* Exercise directions
Locate the string "this" in the records below. Copy every line where it occurs.

* Data items
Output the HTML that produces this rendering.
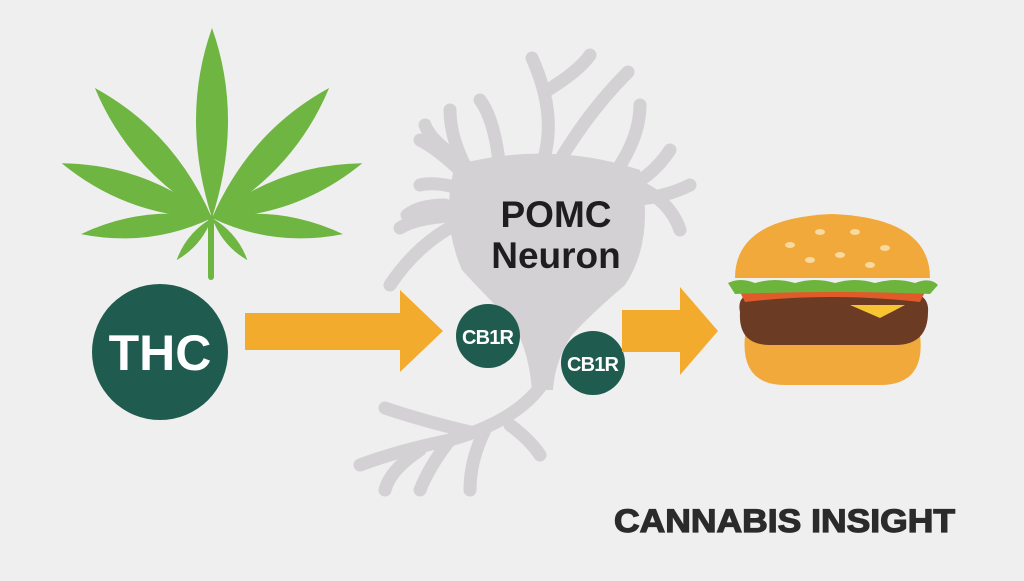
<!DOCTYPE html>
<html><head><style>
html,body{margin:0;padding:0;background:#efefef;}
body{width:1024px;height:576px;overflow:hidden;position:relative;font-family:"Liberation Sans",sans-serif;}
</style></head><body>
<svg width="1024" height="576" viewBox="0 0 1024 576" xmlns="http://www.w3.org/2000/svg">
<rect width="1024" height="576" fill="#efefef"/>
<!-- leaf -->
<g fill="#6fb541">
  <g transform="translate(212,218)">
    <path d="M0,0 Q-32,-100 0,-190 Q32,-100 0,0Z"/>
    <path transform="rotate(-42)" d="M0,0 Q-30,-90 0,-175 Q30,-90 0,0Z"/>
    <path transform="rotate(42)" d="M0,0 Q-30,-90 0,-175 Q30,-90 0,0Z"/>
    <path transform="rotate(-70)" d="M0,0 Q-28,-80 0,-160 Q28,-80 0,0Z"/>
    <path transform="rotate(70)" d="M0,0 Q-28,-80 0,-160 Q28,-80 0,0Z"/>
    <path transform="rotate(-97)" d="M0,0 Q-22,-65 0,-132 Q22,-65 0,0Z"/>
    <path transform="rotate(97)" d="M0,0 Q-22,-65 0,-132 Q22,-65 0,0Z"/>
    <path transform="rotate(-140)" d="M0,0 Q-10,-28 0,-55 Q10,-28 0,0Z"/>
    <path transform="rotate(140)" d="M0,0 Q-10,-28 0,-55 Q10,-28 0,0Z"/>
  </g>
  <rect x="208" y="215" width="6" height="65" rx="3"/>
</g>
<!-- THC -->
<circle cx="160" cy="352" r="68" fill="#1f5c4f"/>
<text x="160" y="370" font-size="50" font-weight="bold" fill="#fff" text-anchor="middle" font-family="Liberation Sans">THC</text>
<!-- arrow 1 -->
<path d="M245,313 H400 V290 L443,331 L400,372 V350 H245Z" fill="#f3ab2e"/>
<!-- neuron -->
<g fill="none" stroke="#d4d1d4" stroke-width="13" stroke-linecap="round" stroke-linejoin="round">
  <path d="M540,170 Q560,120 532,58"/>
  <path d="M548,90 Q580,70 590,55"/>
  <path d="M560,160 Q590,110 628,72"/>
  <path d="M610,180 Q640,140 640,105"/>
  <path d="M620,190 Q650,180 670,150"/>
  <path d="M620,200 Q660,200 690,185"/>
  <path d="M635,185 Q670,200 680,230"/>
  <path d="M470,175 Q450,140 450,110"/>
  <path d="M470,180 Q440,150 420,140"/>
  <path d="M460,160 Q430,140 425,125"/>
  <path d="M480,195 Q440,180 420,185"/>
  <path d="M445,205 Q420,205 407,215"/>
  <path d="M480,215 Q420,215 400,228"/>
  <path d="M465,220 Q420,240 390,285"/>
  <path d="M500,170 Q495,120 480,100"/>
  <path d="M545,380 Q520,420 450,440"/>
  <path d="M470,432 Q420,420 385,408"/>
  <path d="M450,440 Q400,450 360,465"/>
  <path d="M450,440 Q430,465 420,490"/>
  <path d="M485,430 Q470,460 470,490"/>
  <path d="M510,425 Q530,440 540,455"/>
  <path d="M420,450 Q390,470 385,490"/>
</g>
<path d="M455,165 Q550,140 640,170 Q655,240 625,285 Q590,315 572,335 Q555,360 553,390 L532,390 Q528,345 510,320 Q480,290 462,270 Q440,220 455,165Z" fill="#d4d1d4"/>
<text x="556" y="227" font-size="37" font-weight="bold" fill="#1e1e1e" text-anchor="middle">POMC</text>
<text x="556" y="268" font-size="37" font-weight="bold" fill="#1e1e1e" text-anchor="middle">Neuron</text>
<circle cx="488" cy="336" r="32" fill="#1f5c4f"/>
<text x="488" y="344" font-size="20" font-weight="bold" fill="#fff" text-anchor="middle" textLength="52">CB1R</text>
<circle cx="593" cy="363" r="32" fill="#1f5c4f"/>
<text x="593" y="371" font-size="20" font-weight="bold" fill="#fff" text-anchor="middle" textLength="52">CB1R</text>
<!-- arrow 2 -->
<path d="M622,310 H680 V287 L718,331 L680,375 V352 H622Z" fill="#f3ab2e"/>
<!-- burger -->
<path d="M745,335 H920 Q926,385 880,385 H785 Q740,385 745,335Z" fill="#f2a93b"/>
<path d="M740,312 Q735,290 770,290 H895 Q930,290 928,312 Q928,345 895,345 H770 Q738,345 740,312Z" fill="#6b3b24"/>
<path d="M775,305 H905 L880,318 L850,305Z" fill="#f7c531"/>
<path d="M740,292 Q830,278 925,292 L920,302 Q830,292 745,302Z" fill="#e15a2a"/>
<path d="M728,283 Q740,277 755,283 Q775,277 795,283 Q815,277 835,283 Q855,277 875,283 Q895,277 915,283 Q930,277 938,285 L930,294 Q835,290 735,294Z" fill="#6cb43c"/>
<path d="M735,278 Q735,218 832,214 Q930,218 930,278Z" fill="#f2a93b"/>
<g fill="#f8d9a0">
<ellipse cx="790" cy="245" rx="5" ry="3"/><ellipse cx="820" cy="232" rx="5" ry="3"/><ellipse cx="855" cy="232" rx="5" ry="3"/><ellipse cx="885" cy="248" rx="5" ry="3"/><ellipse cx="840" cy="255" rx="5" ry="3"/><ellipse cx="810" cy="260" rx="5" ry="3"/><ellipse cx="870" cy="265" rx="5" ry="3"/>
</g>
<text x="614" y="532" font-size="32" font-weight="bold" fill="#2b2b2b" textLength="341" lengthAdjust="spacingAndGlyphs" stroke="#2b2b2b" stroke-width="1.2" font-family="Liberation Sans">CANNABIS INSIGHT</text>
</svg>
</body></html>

...

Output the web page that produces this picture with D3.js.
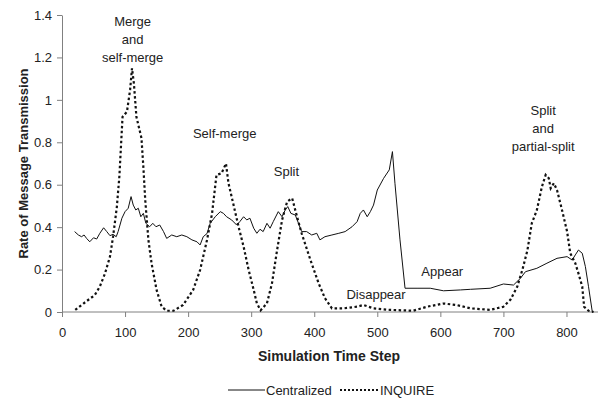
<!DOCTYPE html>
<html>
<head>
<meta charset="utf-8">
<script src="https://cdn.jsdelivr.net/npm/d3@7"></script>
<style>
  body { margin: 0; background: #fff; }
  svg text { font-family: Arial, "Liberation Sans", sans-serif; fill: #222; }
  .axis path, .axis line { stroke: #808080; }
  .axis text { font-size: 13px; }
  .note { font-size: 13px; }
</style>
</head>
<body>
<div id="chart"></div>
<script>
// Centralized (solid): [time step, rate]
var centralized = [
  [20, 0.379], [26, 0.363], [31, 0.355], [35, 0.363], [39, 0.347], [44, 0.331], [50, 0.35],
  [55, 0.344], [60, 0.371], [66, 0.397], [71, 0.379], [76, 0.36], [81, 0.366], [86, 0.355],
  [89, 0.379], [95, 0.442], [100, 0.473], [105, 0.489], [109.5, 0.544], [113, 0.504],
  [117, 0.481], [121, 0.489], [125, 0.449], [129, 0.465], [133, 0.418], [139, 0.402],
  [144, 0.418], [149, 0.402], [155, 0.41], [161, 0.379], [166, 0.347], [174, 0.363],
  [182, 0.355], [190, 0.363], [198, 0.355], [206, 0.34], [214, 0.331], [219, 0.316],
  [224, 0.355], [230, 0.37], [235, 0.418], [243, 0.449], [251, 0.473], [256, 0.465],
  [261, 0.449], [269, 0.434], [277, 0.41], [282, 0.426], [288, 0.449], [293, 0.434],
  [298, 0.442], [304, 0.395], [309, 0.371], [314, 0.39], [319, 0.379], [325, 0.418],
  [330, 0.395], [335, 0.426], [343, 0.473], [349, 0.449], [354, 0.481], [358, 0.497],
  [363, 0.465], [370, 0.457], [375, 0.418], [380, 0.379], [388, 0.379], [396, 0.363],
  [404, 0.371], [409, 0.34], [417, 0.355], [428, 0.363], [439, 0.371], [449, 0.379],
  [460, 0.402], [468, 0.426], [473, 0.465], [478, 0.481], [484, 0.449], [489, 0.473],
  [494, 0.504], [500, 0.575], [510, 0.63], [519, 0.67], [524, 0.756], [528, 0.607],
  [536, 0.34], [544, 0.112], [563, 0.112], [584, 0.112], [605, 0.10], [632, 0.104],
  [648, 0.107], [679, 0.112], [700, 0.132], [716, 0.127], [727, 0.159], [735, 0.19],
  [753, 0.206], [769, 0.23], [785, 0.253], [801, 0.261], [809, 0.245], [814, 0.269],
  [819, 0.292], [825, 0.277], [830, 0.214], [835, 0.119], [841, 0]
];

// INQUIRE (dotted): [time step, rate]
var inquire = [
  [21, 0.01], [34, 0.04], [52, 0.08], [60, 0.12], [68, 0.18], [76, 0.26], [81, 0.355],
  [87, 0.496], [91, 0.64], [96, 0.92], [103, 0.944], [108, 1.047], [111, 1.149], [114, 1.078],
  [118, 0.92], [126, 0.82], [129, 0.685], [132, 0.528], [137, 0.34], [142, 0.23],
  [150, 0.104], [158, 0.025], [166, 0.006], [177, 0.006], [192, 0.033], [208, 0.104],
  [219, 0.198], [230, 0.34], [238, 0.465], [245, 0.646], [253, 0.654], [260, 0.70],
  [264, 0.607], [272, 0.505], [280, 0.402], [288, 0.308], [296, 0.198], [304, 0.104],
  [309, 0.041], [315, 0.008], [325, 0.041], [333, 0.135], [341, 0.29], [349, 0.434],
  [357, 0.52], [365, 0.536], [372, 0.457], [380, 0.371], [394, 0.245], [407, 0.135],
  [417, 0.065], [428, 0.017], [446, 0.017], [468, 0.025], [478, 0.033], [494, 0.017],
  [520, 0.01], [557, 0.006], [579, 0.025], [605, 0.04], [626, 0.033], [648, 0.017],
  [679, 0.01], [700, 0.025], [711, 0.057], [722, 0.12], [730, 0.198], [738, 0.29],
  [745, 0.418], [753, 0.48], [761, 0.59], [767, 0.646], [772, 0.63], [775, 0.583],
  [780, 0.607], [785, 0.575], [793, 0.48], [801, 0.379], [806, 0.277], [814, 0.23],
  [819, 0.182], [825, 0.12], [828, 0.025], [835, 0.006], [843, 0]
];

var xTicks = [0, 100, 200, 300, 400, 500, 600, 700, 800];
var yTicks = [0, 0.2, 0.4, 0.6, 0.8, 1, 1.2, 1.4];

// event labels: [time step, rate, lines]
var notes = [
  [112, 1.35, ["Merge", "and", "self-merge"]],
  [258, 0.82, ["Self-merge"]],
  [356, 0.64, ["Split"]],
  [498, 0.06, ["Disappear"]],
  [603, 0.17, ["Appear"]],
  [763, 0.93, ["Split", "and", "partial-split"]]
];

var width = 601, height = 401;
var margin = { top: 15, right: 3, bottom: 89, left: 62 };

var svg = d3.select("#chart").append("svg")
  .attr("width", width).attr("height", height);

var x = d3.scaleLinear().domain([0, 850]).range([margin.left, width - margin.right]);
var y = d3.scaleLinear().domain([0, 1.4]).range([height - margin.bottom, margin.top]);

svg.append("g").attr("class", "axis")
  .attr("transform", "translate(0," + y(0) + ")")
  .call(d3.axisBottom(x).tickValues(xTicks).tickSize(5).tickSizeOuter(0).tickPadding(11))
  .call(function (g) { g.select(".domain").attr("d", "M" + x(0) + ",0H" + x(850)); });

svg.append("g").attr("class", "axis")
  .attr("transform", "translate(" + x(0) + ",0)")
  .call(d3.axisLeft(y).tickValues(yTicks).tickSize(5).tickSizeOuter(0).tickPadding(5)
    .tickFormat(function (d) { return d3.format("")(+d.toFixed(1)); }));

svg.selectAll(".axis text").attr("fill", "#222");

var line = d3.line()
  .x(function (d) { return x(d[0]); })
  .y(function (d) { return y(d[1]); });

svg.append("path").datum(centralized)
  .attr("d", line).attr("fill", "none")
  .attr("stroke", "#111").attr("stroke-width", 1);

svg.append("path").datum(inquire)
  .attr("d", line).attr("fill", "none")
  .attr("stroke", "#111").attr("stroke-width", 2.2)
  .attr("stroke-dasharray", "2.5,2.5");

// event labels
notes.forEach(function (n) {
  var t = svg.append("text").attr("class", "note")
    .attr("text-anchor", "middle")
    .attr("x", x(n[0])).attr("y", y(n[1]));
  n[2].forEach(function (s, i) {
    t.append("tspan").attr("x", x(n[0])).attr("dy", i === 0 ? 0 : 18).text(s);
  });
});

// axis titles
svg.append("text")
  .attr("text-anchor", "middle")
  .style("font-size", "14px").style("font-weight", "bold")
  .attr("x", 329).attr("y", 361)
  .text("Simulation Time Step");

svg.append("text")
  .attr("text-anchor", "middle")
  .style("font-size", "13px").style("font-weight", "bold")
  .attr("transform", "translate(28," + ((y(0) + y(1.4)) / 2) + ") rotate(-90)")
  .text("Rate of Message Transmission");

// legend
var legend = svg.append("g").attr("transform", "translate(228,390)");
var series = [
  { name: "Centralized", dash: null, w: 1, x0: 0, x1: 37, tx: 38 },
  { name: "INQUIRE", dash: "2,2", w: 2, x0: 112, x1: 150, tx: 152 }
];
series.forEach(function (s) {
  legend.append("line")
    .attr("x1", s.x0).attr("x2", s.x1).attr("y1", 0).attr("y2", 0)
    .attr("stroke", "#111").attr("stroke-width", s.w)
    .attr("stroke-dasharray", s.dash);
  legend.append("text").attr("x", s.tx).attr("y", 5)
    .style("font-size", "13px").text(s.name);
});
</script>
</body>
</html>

* Answer to the exercise
Output the HTML that produces this rendering.
Output the web page that produces this picture with D3.js.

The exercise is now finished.